## begin

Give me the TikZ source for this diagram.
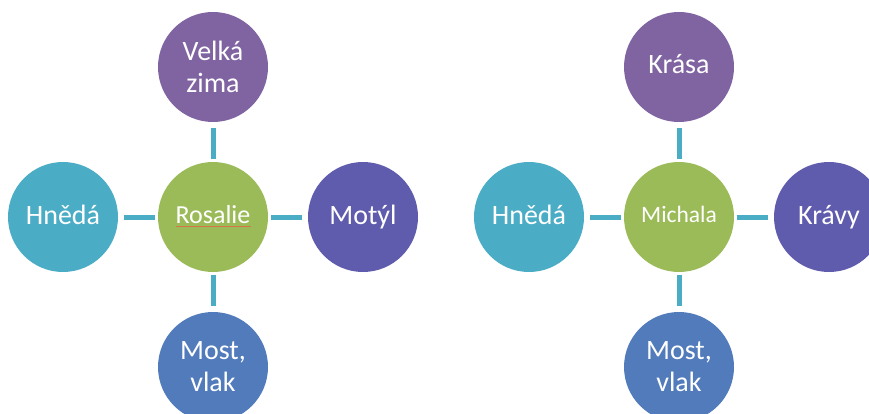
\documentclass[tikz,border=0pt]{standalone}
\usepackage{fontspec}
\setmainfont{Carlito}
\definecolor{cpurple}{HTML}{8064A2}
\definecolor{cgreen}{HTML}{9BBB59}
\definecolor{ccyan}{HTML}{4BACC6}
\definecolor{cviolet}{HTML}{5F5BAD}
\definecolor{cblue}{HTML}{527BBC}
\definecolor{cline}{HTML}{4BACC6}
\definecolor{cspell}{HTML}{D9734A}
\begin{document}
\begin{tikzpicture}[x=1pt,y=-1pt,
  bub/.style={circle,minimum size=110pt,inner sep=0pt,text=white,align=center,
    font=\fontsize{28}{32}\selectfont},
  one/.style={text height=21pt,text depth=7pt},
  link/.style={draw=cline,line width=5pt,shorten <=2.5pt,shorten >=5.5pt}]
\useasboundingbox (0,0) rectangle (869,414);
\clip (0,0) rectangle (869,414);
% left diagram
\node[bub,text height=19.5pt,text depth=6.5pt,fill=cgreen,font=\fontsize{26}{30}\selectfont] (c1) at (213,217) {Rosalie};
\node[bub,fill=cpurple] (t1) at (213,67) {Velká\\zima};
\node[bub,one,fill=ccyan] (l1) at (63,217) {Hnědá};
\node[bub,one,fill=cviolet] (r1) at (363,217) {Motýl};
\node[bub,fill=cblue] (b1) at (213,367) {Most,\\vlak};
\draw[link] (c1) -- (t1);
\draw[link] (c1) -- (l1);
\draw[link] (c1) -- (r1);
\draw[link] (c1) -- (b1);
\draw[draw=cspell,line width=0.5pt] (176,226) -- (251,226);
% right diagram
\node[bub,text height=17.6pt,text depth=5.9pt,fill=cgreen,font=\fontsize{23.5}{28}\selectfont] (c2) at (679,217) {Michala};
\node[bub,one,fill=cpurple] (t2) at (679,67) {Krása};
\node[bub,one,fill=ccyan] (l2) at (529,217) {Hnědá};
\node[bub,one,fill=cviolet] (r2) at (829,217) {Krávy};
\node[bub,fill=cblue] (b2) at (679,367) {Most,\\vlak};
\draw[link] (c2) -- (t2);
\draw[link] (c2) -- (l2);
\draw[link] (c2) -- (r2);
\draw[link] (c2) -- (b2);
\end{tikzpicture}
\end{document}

## end

• _Given instruction_
Restate the whole listing above exactly, please, omitting every image.

• _Solution below_
Give me the TikZ source for this diagram.
\documentclass[tikz,border=0pt]{standalone}
\usepackage{fontspec}
\setmainfont{Carlito}
\definecolor{cpurple}{HTML}{8064A2}
\definecolor{cgreen}{HTML}{9BBB59}
\definecolor{ccyan}{HTML}{4BACC6}
\definecolor{cviolet}{HTML}{5F5BAD}
\definecolor{cblue}{HTML}{527BBC}
\definecolor{cline}{HTML}{4BACC6}
\definecolor{cspell}{HTML}{D9734A}
\begin{document}
\begin{tikzpicture}[x=1pt,y=-1pt,
  bub/.style={circle,minimum size=110pt,inner sep=0pt,text=white,align=center,
    font=\fontsize{28}{32}\selectfont},
  one/.style={text height=21pt,text depth=7pt},
  link/.style={draw=cline,line width=5pt,shorten <=2.5pt,shorten >=5.5pt}]
\useasboundingbox (0,0) rectangle (869,414);
\clip (0,0) rectangle (869,414);
% left diagram
\node[bub,text height=19.5pt,text depth=6.5pt,fill=cgreen,font=\fontsize{26}{30}\selectfont] (c1) at (213,217) {Rosalie};
\node[bub,fill=cpurple] (t1) at (213,67) {Velká\\zima};
\node[bub,one,fill=ccyan] (l1) at (63,217) {Hnědá};
\node[bub,one,fill=cviolet] (r1) at (363,217) {Motýl};
\node[bub,fill=cblue] (b1) at (213,367) {Most,\\vlak};
\draw[link] (c1) -- (t1);
\draw[link] (c1) -- (l1);
\draw[link] (c1) -- (r1);
\draw[link] (c1) -- (b1);
\draw[draw=cspell,line width=0.5pt] (176,226) -- (251,226);
% right diagram
\node[bub,text height=17.6pt,text depth=5.9pt,fill=cgreen,font=\fontsize{23.5}{28}\selectfont] (c2) at (679,217) {Michala};
\node[bub,one,fill=cpurple] (t2) at (679,67) {Krása};
\node[bub,one,fill=ccyan] (l2) at (529,217) {Hnědá};
\node[bub,one,fill=cviolet] (r2) at (829,217) {Krávy};
\node[bub,fill=cblue] (b2) at (679,367) {Most,\\vlak};
\draw[link] (c2) -- (t2);
\draw[link] (c2) -- (l2);
\draw[link] (c2) -- (r2);
\draw[link] (c2) -- (b2);
\end{tikzpicture}
\end{document}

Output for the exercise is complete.